MEDYAGUNDEM.COM- Güneş gazetesi yazarı Talat Atilla bugün köşesinde ilginç bir kulisi paylaştı. “Aydın Doğan, Sarıgül için Baykal’la buluştu!” başlıklı yazısında Atilla, Aydın Doğan’ın Bodrum’daki otelinde yanında Hüsamettin Özkan’la birlikte Deniz Baykal’la görüşüp “Sarıgül kulisi” yaptıklarını yazdı.
Atilla’nın iddiasına göre Baykal Aydın Doğan’ın Sarıgül ısrarı karşısında “Yeter artık” diye tepki gösterip sinirlennmiş.
İşte o iddia:
“SAKİN OLUN DENİZ BEY BU NE HİDDET?”
Aldığım bilgilere göre Aydın Doğan, Bodrum’daki otelinde, yanında Hüsamettin Özkan’la birlikte Deniz Baykal’la iki saate yakın görüştü. Aydın Doğan’ın Sarıgül ısrarları karşısında çok bunalan Baykal bir ara ayağa kalkarak, “Aydın Bey lütfen artık Sarıgül konusunda görüşmek istemiyorum.” deyince, Doğan, Baykal’a, “Sakin olun Deniz Bey bu ne hiddet?” diye çıkıştı.
BAYKAL’DAN TEPKİ
Baykal, “Aydın Bey, Sarıgül konusuna devam edecekseniz konuşmak istemiyorum bunu söylüyorum.” şeklinde Aydın Doğan’a tepki verdiğini öğrendim.
BAYKAL: HAYIR GÖRÜŞMEDİK!
Aldığım bu bilgilerden sonra Deniz Baykal’ı aradım. Baykal, “Hayır, böyle bir görüşme olmadı.” yanıtını verdi. Baykal’ın ketumluğunu bildiğim için ısrar etmedim. Deniz Beyin böyle bir görüşmeyi deşifre etmesi çok zor. Kendisine emanet edilen bir bilgi ya da görüşmeyi sızdırmaması Baykal’ın klasik özelliklerinden birisi.

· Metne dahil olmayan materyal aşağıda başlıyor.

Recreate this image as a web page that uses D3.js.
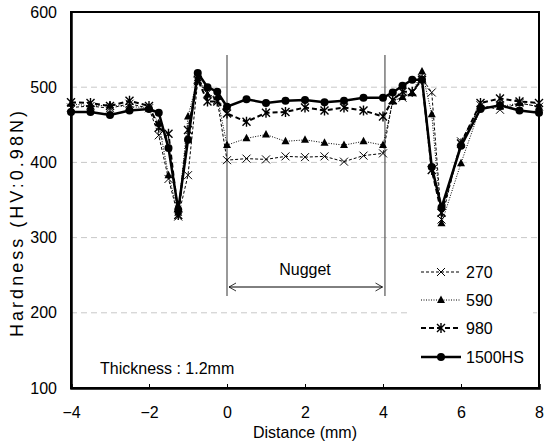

DOĞAN’IN ÖZEL KALEM MÜDÜRÜ: HER YER KAMERA DOLU!
Baykal’dan sonra Aydın Doğan’ı aradım.
Doğan’ın özel kalem müdürü Arzu Karakadıoğlu, “9 Haziran’dan bu yana Aydın Bey Bodrum’daki otelinde kalıyor. Böyle bir görüşmeye ne telefonla ne yüz yüze şahit olmadım. Şayet olsaydı benim mutlaka haberim olurdu. Üstelik burası bilinen, kameraların dolu olduğu bir yer ama isterseniz Aydın Beye de sorayım.” diyerek Doğan/Sarıgül görüşmesini reddetti. Arzu Hanıma, “Sözlerinize saygı duyuyorum ama haber kaynağıma güveniyorum. Bu konuda Aydın Bey’in ne diyeceğini öğrenmek istiyorum.” dedim.
Arzu hanım Doğan’a konuyu ileteceğini ve bana döneceğini söyledi ama Aydın Doğan 48 saattir dönmediğine göre ya Sarıgül’e, “Bu haber nasıl sızdı?” diye sitem etmeye devam ediyor, ya da, “Allah bu gazetecilik mesleğini icat edenlerin belasını versin.” diye etrafa beddua yağdırıyor!